Van der Donk Sierbestrating is een gerenommeerd adres in de regio als het gaat om alle vormen van bestrating. “Van een recht door zee betonnen klinker tot een exclusieve tegel of natuursteen, wij kunnen het leveren”, vertelt Eugene over het familiebedrijf. “De focus op sierbestrating is overigens van de laatste jaren want oorspronkelijk begonnen wij als transportbedrijf.”
Leegritten
Dat is Van der Donk in zekere zin nog steeds. Want behalve dat het bedrijf ook nog in de aannemerij zit, rijden de chauffeurs van Van der Donk ook steeds meer voor MBI-De Steenmeesters in Veghel. “Dat zijn ritten die heel goed in ons eigen werk passen. Ze zorgen ervoor dat we veel minder leeg rijden en dat is niet alleen efficiënt voor de bedrijfsvoering, maar ook beter voor het milieu. Dat is wel bijzonder want in de bouw heb je doorgaans juist veel leegritten: je neemt immers bijna nooit stenen mee terug”, geeft Eugene uitleg.
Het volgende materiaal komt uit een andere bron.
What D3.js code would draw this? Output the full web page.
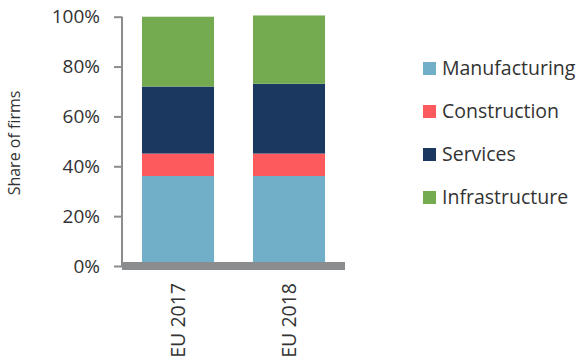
<!DOCTYPE html>
<html><head><meta charset="utf-8">
<script src="https://cdn.jsdelivr.net/npm/d3@7"></script>
<style>body{margin:0;background:#fff}svg{display:block}text{font-family:"Open Sans",sans-serif;fill:#333}</style>
</head><body>
<script>
const categories = ["EU 2017", "EU 2018"];
const seriesNames = ["Manufacturing", "Construction", "Services", "Infrastructure"];
const manufacturing = [36.1, 36.1];
const construction = [9.0, 9.0];
const services = [26.9, 28.0];
const infrastructure = [28.0, 27.4];
const yTicks = [0, 20, 40, 60, 80, 100];
const colors = ["#71afc8", "#fd5a5e", "#1a3860", "#74ab50"];

const W = 580, H = 361;
const svg = d3.select("body").append("svg").attr("width", W).attr("height", H);
const rows = categories.map((c, i) => ({cat: c, Manufacturing: manufacturing[i], Construction: construction[i], Services: services[i], Infrastructure: infrastructure[i]}));
const stack = d3.stack().keys(seriesNames)(rows);

const x = d3.scaleBand().domain(categories).range([122, 345]).paddingInner(0.351).paddingOuter(0.18);
const y = d3.scaleLinear().domain([0, 100]).range([266, 16.7]);

// bars
svg.append("g").selectAll("g").data(stack).join("g").attr("fill", (d, i) => colors[i])
  .selectAll("rect").data(d => d).join("rect")
  .attr("x", d => x(d.data.cat)).attr("width", x.bandwidth())
  .attr("y", d => y(d[1])).attr("height", d => y(d[0]) - y(d[1]));

// y axis
const yAxis = svg.append("g").attr("transform", "translate(122,0)")
  .call(d3.axisLeft(y).tickValues(yTicks).tickFormat(d => d + "%").tickSize(8).tickPadding(14));
yAxis.select(".domain").attr("stroke", "#8a8c8e").attr("stroke-width", 2).attr("d", "M0," + y(100) + "V" + y(0));
yAxis.selectAll(".tick line").attr("stroke", "#8a8c8e").attr("stroke-width", 2);
yAxis.selectAll(".tick text").attr("font-size", 19).attr("font-family", "Open Sans").attr("fill", "#333");

// x axis thick baseline
svg.append("line").attr("x1", 122).attr("x2", 345).attr("y1", y(0)).attr("y2", y(0))
  .attr("stroke", "#8a8c8e").attr("stroke-width", 8);

// x labels
svg.append("g").selectAll("text").data(categories).join("text")
  .attr("transform", d => `translate(${x(d) + x.bandwidth() / 2 + 7},283) rotate(-90)`)
  .attr("text-anchor", "end").attr("font-size", 19.5).text(d => d);

// y title
svg.append("text").attr("transform", "translate(20,143) rotate(-90)")
  .attr("text-anchor", "middle").attr("font-size", 16).text("Share of firms");

// legend
const lg = svg.append("g").selectAll("g").data(seriesNames).join("g")
  .attr("transform", (d, i) => `translate(423,${68.5 + i * 43})`);
lg.append("rect").attr("x", 0).attr("y", -6.5).attr("width", 13).attr("height", 13).attr("fill", (d, i) => colors[i]);
lg.append("text").attr("x", 19).attr("y", 0).attr("dy", "0.35em").attr("font-size", 19.5).text(d => d);
</script>
</body></html>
Van der Donk gaat de nieuwe Scania R580 V8 op de langere ritten inzetten. “Een normale rit voor die auto begint ’s ochtends voorgeladen vanuit Vinkel naar Kampen met stenen voor de MBI Beton. Die lost de chauffeur daar op het terrein of bij klanten in de buurt. Dan laadt hij weer stenen terug die wij zelf nodig hebben en rijdt die uit bij ons in de regio. Vervolgens doet hij nog een ritje en eindigt uiteindelijk weer voorgeladen voor de volgende dag bij de MBI in Veghel. Op die manier rijdt de truck toch ook nationaal in de stenen zo’n 120.000 kilometer per jaar. Maar mijn andere auto’s blijven veel meer in de buurt en komen niet verder dan een 60.000 per jaar. Die maken bijna net zoveel PTO-uren als kilometers.”
Drie sturende assen
Ondanks het feit dat de nieuwe Scania R580 de meeste kilometers op de snelweg maakt, koos Van der Donk in overleg met de Scaniadealer in Veghel toch voor een vierasser met één aangedreven as en drie sturende assen. “Dat zit met name in de laatste kilometers. Dan gaan vaak de woonwijk in. Daarom staat er ook een wipkar achter deze Scania: die kan de chauffeur makkelijk even afkoppelen. Soms moet hij dan de tassen stenen even overpakken met de Hyva kraan die achterop de bakwagen staat. Onze andere R580 is een 8×4; dus met twee sturende voorassen. Maar bouwplaatsen zijn tegenwoordig eigenlijk altijd verhard. Wij komen dus nooit van de weg af. Daarom durfden we het nu aan bij de nieuwe te kiezen voor één aangedreven as in combinatie met een gestuurde voor- en naloper. Dat manoeuvreert toch nóg strakker en daar hebben we straks veel plezier van in de woonwijken.”
Bijna alleen maar Scania
Dat Van der Donk nagenoeg alleen Scania rijdt, heeft voor het grootste deel te maken met de relatie met de Scaniadealer in Veghel. “Daar ben ik zeer tevreden over. De laatste 14 jaar heb ik bijna alleen Scania’s gekocht. Of het moest zijn dat de chauffeur persé iets anders wil. Dan ga ik daar vaak in mee want de meeste chauffeurs werken hier al héél lang. Sommige zitten hier al bijna 40 jaar. We hebben net twee pensionado’s uitgezwaaid en we krijgen er de komende tijd nog weer twee; zolang blijven ze hier. Dat is van onschatbare waarde voor het bedrijf. Dat is ook de reden waarom ik ook nu weer een V8 koop. De chauffeur die met die auto gaat werken, rijdt dat nu ook. En ik moet zeggen: op die zeven tot acht jaar dat wij met een voertuig doen, vind je die meerkosten niet terug. Dus als ik daarmee mijn chauffeurs een plezier doe, wil ik daar niet lang over nadenken. Net als bij het onderhoud. Ik heb bij Scania Veghel een onderhoudscontract afgesloten voor zeven jaar. Dus die zorg heb ik ook niet.”
Opbouw
Het is niet alleen de dikke achtcilinder motor waarmee Van der Donk zijn personeel tegemoet komt. Hij zorgt ook voor een mooie opbouw. “Een truck is gereedschap, dus laat het dan góed gereedschap zijn. Daar denken we wel over na. Zo kiezen wij voor een normale dakhoogte: dan kun je makkelijker over de cabine heen kranen. Ik wil ook veiligheid. Dus koop ik een retarder, zet er boven de standaard veiligheidsvoorzieningen nog ACC op en LED-werklampen en voldoende camera’s. Want ik wil er zeker van zijn dat de chauffeur helemaal om zijn voertuig kan kijken tijdens het manoeuvreren.”